Civic Roundtable - Democracy and Information: Friends or Foes?

Kyiv, 7-8 October 2019 

The Council of Europe in partnership with the Association of Schools of Political Studies and the Ukrainian School of Political Studies held the fourth edition of the Civic Roundtable in Kyiv, Ukraine entitled “Democracy and Information: Friends or Foes?”. The one-and-a-half-day event was organised through discussion platforms, workshops and a keynote speech and it was a chance for SPS alumni to gather and discuss questions on the future of democracy and information.

In today’s age, the future of democracy and information is uncertain.

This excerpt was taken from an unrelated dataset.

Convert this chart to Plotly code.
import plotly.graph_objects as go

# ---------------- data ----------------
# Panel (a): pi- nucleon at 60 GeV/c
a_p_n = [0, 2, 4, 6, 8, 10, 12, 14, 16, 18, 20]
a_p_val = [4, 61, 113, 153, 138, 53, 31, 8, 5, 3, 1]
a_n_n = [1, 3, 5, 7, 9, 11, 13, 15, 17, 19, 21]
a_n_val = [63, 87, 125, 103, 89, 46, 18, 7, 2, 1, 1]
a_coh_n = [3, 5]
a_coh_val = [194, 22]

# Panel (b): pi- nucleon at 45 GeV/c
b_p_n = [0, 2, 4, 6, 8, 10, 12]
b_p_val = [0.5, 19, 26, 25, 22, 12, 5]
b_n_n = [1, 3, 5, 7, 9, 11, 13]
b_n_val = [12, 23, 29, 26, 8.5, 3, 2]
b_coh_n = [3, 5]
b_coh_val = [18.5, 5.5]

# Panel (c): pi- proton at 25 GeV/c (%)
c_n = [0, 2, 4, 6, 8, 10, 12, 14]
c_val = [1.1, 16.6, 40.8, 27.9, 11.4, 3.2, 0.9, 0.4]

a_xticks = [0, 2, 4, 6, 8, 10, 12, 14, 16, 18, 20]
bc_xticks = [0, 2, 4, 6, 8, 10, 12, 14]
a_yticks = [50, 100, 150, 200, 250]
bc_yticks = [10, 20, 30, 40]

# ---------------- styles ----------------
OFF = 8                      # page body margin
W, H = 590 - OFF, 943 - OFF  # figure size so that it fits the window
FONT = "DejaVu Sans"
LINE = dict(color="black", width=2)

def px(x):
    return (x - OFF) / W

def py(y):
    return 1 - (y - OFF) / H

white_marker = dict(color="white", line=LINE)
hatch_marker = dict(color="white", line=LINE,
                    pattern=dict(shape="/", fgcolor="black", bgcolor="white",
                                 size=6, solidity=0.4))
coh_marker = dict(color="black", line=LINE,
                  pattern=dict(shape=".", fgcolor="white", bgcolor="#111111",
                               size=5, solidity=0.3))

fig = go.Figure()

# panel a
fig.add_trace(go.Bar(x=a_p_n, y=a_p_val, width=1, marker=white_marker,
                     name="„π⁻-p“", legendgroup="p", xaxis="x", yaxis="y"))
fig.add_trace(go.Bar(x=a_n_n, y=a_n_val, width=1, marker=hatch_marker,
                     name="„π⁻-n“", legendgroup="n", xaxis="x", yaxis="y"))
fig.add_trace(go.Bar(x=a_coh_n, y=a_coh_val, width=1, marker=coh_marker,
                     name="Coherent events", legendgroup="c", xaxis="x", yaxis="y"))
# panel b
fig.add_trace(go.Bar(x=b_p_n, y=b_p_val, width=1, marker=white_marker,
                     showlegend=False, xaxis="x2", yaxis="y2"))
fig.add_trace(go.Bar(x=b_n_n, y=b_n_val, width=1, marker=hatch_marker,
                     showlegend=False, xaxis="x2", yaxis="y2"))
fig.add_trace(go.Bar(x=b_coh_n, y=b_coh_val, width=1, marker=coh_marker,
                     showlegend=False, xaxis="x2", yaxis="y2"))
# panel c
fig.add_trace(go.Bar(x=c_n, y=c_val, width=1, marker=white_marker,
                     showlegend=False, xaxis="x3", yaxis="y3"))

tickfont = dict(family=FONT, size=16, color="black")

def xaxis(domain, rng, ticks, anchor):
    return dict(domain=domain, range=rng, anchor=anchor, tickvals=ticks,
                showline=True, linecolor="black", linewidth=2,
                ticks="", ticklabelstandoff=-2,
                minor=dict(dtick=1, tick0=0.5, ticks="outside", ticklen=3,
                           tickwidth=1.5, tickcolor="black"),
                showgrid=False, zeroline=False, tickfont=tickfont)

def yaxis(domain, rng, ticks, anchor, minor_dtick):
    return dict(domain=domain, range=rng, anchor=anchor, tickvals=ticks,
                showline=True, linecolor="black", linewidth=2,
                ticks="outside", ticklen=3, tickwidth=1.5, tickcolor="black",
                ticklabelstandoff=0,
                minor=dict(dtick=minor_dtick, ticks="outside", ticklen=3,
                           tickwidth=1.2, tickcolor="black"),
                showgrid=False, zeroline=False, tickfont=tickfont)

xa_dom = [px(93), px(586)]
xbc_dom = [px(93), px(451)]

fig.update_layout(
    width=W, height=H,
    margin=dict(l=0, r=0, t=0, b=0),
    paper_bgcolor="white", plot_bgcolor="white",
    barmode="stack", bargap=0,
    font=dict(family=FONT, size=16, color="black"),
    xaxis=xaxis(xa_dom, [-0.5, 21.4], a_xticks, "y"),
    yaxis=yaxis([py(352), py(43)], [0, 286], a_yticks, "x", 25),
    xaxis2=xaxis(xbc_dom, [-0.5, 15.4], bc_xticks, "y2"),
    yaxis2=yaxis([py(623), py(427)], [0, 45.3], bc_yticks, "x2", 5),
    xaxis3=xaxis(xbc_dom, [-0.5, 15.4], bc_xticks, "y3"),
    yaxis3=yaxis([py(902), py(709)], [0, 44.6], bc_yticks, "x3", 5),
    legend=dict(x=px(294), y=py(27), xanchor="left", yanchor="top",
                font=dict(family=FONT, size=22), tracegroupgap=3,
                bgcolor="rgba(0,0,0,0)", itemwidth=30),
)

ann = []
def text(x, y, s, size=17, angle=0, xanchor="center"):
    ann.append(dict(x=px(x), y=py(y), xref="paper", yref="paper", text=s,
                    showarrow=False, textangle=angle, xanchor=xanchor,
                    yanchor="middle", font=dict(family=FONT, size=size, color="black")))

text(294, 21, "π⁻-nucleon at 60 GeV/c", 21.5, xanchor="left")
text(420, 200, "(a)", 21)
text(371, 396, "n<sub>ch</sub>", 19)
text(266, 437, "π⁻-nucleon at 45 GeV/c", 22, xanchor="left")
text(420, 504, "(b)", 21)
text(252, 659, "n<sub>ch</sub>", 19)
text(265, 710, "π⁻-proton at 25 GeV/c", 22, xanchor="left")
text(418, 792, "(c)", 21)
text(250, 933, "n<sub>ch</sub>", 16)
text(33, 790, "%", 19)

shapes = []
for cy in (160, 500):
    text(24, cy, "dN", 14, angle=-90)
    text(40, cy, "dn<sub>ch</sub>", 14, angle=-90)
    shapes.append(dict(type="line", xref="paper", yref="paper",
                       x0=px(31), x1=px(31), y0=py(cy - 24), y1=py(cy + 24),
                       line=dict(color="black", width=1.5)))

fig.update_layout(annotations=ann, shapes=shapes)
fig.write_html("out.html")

It is difficult to know whether this new decade will be ruled by liberal democratic qualities or authoritarianism. As Volodymir Yermolenko, Senior Lecturer at the Kyiv Mohyla Academy and Director of European Projects at Internews Ukraine said: “Today you don’t have to kill millions of people to demonstrate your power”. We live in a world where power is generated by media whose content, in one way or another, is beneficial to its owners. Information is imparted on websites, blogs and social media and in one click will reach millions of individuals around the world in real time.

Smartphones and others have changed the way we consume all this information. There are new ways of influence on people – bots, opinion leaders and fake news… Olga Aivazivska, Chairwoman of the OPORA Civic Council, used the example of Ukraine, disinformation and propaganda during the elections, saying that although they were democratic there was a brutal struggle between the candidates. All kinds of technologies were used to counteract the campaign of rivals. Olga said: “It is very easy to manipulate people who do not trust institutions.”

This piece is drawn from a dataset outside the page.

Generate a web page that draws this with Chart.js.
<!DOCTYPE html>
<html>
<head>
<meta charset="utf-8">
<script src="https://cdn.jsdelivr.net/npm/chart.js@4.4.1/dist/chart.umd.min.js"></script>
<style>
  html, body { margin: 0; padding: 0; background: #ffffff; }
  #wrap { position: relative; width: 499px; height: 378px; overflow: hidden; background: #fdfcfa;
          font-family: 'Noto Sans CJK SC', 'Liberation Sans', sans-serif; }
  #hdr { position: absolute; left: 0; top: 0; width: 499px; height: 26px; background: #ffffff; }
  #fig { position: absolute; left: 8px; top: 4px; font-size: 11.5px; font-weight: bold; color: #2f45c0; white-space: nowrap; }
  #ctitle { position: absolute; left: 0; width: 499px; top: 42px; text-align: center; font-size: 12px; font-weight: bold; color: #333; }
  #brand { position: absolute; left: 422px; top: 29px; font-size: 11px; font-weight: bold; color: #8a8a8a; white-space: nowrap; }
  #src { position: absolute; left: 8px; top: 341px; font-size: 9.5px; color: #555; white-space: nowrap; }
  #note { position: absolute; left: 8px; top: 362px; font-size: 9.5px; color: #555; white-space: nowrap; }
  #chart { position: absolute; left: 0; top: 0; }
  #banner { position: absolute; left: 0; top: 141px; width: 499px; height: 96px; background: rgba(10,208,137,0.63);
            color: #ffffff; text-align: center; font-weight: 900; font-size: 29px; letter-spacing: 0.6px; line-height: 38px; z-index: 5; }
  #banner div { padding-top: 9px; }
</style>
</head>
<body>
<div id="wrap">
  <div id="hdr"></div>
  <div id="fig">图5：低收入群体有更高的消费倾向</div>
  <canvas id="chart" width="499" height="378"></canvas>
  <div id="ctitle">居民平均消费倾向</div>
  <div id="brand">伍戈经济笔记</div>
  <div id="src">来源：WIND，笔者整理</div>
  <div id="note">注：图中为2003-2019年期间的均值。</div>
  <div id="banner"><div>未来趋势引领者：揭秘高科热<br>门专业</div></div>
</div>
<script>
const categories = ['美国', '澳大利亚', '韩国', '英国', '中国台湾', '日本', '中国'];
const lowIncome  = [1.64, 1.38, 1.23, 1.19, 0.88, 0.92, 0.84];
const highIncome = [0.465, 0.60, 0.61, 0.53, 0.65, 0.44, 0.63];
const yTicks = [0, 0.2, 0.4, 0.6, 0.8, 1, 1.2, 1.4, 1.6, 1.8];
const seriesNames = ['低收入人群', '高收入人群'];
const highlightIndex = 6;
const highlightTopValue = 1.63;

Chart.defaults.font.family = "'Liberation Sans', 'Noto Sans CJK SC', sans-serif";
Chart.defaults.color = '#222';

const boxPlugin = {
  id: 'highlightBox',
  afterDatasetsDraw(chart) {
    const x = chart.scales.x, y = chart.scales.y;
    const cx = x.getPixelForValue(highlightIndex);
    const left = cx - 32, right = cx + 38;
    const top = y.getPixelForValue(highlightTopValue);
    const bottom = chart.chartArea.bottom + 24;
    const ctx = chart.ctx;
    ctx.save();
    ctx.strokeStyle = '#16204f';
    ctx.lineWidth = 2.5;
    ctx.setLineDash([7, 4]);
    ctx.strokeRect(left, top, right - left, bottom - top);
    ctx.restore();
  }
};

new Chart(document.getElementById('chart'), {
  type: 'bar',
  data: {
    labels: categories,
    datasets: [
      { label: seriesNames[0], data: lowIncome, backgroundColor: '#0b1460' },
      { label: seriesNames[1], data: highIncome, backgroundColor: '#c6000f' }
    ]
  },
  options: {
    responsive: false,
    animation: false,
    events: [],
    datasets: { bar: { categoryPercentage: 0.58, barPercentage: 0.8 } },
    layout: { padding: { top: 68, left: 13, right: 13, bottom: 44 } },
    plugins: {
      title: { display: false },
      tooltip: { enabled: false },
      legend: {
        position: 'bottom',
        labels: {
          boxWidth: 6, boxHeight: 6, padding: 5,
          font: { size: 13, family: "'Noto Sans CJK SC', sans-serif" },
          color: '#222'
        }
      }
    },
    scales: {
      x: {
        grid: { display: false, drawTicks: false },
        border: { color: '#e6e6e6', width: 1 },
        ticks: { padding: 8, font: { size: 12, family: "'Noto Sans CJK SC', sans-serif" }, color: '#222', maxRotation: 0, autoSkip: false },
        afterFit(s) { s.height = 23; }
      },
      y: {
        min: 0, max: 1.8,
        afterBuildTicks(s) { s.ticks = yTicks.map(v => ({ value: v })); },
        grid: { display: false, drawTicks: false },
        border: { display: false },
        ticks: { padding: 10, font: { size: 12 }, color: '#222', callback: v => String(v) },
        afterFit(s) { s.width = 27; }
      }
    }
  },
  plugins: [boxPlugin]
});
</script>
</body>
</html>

According to Andriy Kulykov, Ukrainian journalist and co-founder of Hromadske Radio, propaganda has been influential in Ukraine because domestic journalists do not meet the needs of the audience. “People watch Russian television because there is no quality substitute, which they were used to before the information war… then the society turns to other sources for information.”

And as British journalist, David Patrikarakos, said about social networks “We call them platforms where we can have a conversation. However, Facebook and Instagram are not platforms, but businesses. They were not created to teach or stop misinformation. Their only purpose is to make money.” According to Yegor Aushev, CEO at Hacken, “We are doomed to live in a world of fakes and therefore, we must learn to expose them and form a critical attitude to any information.”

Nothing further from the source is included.